This story is breaking and will be updated with more information as it becomes available.
On Wednesday, Supreme Court Justice Stephen Breyer announced he is retiring from the bench.
Breyer has been a consistently liberal voice to the bench in the more than two decades he has served on the Supreme Court. His retirement comes amid a push from Democrats for him to step down to give President Biden a chance to nominate a new justice to the bench in a 6-3 conservative majority court.
The 83-year-old justice was nominated to the bench by President Bill Clinton.
The Hill reports:
The timing of Breyer’s departure is consistent with the modern trend of Supreme Court justices stepping down when the White House is controlled by the same party behind their nomination, a dynamic known as “strategic retirement.”
With Democrats holding a razor-thin majority in the Senate, the question of Breyer’s possible retirement had gripped Washington, particularly liberal activists and progressive lawmakers.

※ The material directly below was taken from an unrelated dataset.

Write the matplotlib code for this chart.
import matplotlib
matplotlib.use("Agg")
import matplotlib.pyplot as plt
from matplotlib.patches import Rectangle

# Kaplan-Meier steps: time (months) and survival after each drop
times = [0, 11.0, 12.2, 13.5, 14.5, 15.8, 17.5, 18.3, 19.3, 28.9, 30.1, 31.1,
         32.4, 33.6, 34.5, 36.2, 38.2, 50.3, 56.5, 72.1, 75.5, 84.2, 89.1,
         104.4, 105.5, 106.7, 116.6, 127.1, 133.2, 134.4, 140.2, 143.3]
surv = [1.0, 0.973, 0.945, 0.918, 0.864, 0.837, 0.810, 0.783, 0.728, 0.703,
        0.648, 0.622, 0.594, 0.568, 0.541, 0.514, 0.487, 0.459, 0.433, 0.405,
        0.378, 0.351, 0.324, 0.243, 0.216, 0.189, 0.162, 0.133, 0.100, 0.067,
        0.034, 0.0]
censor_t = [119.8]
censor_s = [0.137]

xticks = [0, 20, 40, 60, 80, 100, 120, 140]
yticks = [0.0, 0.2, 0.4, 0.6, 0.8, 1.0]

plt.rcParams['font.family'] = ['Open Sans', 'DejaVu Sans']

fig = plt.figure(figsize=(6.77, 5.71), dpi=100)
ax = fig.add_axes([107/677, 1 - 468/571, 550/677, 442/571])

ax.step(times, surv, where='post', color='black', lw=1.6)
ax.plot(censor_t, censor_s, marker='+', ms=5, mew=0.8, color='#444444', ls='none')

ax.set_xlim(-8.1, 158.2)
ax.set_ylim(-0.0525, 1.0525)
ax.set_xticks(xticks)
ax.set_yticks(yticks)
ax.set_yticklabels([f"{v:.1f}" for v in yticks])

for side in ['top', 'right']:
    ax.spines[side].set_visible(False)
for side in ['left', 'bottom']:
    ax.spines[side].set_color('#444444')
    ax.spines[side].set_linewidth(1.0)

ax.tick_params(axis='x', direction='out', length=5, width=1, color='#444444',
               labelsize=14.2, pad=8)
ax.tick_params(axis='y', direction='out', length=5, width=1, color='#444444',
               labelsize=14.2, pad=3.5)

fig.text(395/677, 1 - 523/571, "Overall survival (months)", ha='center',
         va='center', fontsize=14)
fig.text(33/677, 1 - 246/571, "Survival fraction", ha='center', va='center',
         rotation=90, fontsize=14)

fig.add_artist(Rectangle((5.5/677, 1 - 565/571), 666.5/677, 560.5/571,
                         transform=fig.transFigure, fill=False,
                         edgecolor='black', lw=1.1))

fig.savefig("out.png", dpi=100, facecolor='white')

Many liberals had pointed to the late Justice Ruth Bader Ginsburg’s death in September 2020 and subsequent confirmation of conservative Justice Amy Coney Barrett in the waning days of the Trump administration as a cautionary tale for Breyer, and urged him to avoid what they view as Ginsburg’s severe miscalculation.
“I’m sure Breyer realizes what a blow Justice Ginsburg’s non-retirement was to the possibility of ever having an even mildly progressive Court in our lifetime,” Dan Kobil, a law professor at Capital University, told The Hill in a previous interview. “And that describes Breyer — mildly progressive.”